The hybrid School Board structure also strengthens the connection between schools and the rest of District government. Appointment of four of the nine members allows the mayor (acting with the consent of D.C. Council) to appoint members with resources and expertise not otherwise represented. Putting the mayor and council on the hook for quality appointments increases their interest in and accountability for School Board performance, while linking schools up with the rest of District government encourages leaders to coordinate the efforts of the variety of agencies which in theory operate on behalf of kids' well-being. Importantly, direct involvement of the mayor and council in school success raises the profile of this issue, and puts it in the center of public dialogue, where it belongs.

It is the hope of D.C. Chamber members that the mayor will respond to his added responsibility for the schools by facilitating larger business community contribution. There is wide recognition that business needs to be involved, in policy development as well as in funding, to make schools effective in producing employable graduates. It is also true that District business is willing to make substantial contributions to those school reforms and programs in which we have confidence.

The public education challenge faced by the District is daunting. Our problems don't begin at the schoolhouse door. A lot of our kids are poor, or come from fractured families, or don't speak much English. Add to this the fact that the American economy is restructuring in radical ways.
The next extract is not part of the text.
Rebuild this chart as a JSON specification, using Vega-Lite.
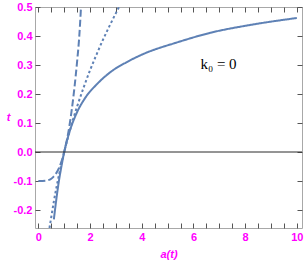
{
  "$schema": "https://vega.github.io/schema/vega-lite/v6.json",
  "width": 267,
  "height": 221,
  "autosize": {"type": "none"},
  "padding": {"left": 35, "top": 7, "right": 3, "bottom": 45},
  "background": "white",
  "config": {
    "view": {"stroke": "#a8a8a8", "strokeWidth": 1},
    "axis": {"grid": false, "domain": false}
  },
  "datasets": {
    "curves": [
      {"a": 0.6, "t": -0.232, "s": "solid"},
      {"a": 0.7, "t": -0.16, "s": "solid"},
      {"a": 0.8, "t": -0.097, "s": "solid"},
      {"a": 0.9, "t": -0.046, "s": "solid"},
      {"a": 1.0, "t": 0.0, "s": "solid"},
      {"a": 1.2, "t": 0.068, "s": "solid"},
      {"a": 1.46, "t": 0.13, "s": "solid"},
      {"a": 1.8, "t": 0.185, "s": "solid"},
      {"a": 2.3, "t": 0.237, "s": "solid"},
      {"a": 2.81, "t": 0.277, "s": "solid"},
      {"a": 3.4, "t": 0.309, "s": "solid"},
      {"a": 4.09, "t": 0.339, "s": "solid"},
      {"a": 5.37, "t": 0.378, "s": "solid"},
      {"a": 6.65, "t": 0.411, "s": "solid"},
      {"a": 8.19, "t": 0.438, "s": "solid"},
      {"a": 10.0, "t": 0.462, "s": "solid"},
      {"a": 0.0, "t": -0.1, "s": "dashed"},
      {"a": 0.3, "t": -0.0985, "s": "dashed"},
      {"a": 0.5, "t": -0.092, "s": "dashed"},
      {"a": 0.6, "t": -0.084, "s": "dashed"},
      {"a": 0.7, "t": -0.072, "s": "dashed"},
      {"a": 0.8, "t": -0.055, "s": "dashed"},
      {"a": 0.9, "t": -0.031, "s": "dashed"},
      {"a": 1.0, "t": 0.0, "s": "dashed"},
      {"a": 1.1, "t": 0.04, "s": "dashed"},
      {"a": 1.2, "t": 0.089, "s": "dashed"},
      {"a": 1.3, "t": 0.151, "s": "dashed"},
      {"a": 1.4, "t": 0.225, "s": "dashed"},
      {"a": 1.5, "t": 0.313, "s": "dashed"},
      {"a": 1.58, "t": 0.395, "s": "dashed"},
      {"a": 1.65, "t": 0.5, "s": "dashed"},
      {"a": 0.43, "t": -0.262, "s": "dotted"},
      {"a": 0.5, "t": -0.224, "s": "dotted"},
      {"a": 0.6, "t": -0.17, "s": "dotted"},
      {"a": 0.7, "t": -0.122, "s": "dotted"},
      {"a": 0.8, "t": -0.078, "s": "dotted"},
      {"a": 0.9, "t": -0.0375, "s": "dotted"},
      {"a": 1.0, "t": 0.0, "s": "dotted"},
      {"a": 1.25, "t": 0.084, "s": "dotted"},
      {"a": 1.5, "t": 0.157, "s": "dotted"},
      {"a": 1.75, "t": 0.222, "s": "dotted"},
      {"a": 2.0, "t": 0.282, "s": "dotted"},
      {"a": 2.25, "t": 0.336, "s": "dotted"},
      {"a": 2.5, "t": 0.387, "s": "dotted"},
      {"a": 2.75, "t": 0.434, "s": "dotted"},
      {"a": 3.0, "t": 0.479, "s": "dotted"},
      {"a": 3.12, "t": 0.5, "s": "dotted"}
    ],
    "label": [{"a": 6.27, "t": 0.286, "txt": "k₀ = 0"}],
    "zero": [{"t": 0}]
  },
  "resolve": {"axis": {"x": "independent", "y": "independent"}},
  "layer": [
    {
      "data": {"name": "curves"},
      "mark": {"type": "line", "color": "#5E81B5", "strokeWidth": 2, "clip": true, "interpolate": "monotone"},
      "encoding": {
        "x": {
          "field": "a", "type": "quantitative",
          "scale": {"domain": [-0.13, 10.2], "nice": false, "zero": false},
          "axis": {
            "orient": "bottom",
            "offset": -5,
            "values": [0, 0.5, 1, 1.5, 2, 2.5, 3, 3.5, 4, 4.5, 5, 5.5, 6, 6.5, 7, 7.5, 8, 8.5, 9, 9.5, 10],
            "labelExpr": "datum.value % 2 === 0 ? format(datum.value, 'd') : ''",
            "tickColor": "#555555",
            "tickSize": 5,
            "labelColor": "#ff00ff",
            "labelFont": "Liberation Sans",
            "labelFontWeight": "bold",
            "labelFontSize": 11,
            "labelPadding": 3,
            "labelOverlap": false,
            "labelFlush": false,
            "title": "a(t)",
            "titleColor": "#ff00ff",
            "titleFont": "Liberation Sans",
            "titleFontStyle": "italic",
            "titleFontWeight": "bold",
            "titleFontSize": 11,
            "titlePadding": 6
          }
        },
        "y": {
          "field": "t", "type": "quantitative",
          "scale": {"domain": [-0.262, 0.5], "nice": false, "zero": false},
          "axis": {
            "orient": "left",
            "offset": -5,
            "values": [-0.2, -0.1, 0, 0.1, 0.2, 0.3, 0.4, 0.5],
            "labelExpr": "replace(format(datum.value, '.1f'), '−', '-')",
            "tickColor": "#555555",
            "tickSize": 5,
            "labelColor": "#ff00ff",
            "labelFont": "Liberation Sans",
            "labelFontWeight": "bold",
            "labelFontSize": 11,
            "labelPadding": 3,
            "labelOverlap": false,
            "labelFlush": false,
            "title": "t",
            "titleAngle": 0,
            "titleAlign": "center",
            "titleBaseline": "middle",
            "titleColor": "#ff00ff",
            "titleFont": "Liberation Sans",
            "titleFontStyle": "italic",
            "titleFontWeight": "bold",
            "titleFontSize": 11,
            "titlePadding": 5
          }
        },
        "strokeDash": {
          "field": "s", "type": "nominal",
          "scale": {"domain": ["solid", "dashed", "dotted"], "range": [[1, 0], [7, 3], [2.5, 2.5]]},
          "legend": null
        }
      }
    },
    {
      "data": {"name": "zero"},
      "mark": {"type": "rule", "color": "#2a2a2a", "strokeWidth": 1},
      "encoding": {"y": {"field": "t", "type": "quantitative", "axis": null}}
    },
    {
      "data": {"name": "label"},
      "mark": {"type": "text", "align": "left", "baseline": "alphabetic", "font": "Liberation Serif", "fontSize": 15, "color": "black"},
      "encoding": {
        "x": {
          "field": "a", "type": "quantitative",
          "axis": {
            "orient": "top",
            "offset": -5,
            "values": [0, 0.5, 1, 1.5, 2, 2.5, 3, 3.5, 4, 4.5, 5, 5.5, 6, 6.5, 7, 7.5, 8, 8.5, 9, 9.5, 10],
            "labels": false,
            "tickColor": "#555555",
            "tickSize": 5,
            "title": null
          }
        },
        "y": {
          "field": "t", "type": "quantitative",
          "axis": {
            "orient": "right",
            "offset": -5,
            "values": [-0.2, -0.1, 0, 0.1, 0.2, 0.3, 0.4, 0.5],
            "labels": false,
            "tickColor": "#555555",
            "tickSize": 5,
            "title": null
          }
        },
        "text": {"field": "txt"}
      }
    }
  ]
}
We have a tough fight on our hands; it's dangerous to pretend otherwise. But if you've taken the time to look into any D.C. first grade classroom, you know that our kids have the required raw material. And if you are committed to the District, you know this is the battle most worth winning. Let's become the city that figured out how to use its public education system to produce high-performing student across the board.

A. Scott Bolden is chairman of the D.C. Chamber of Commerce.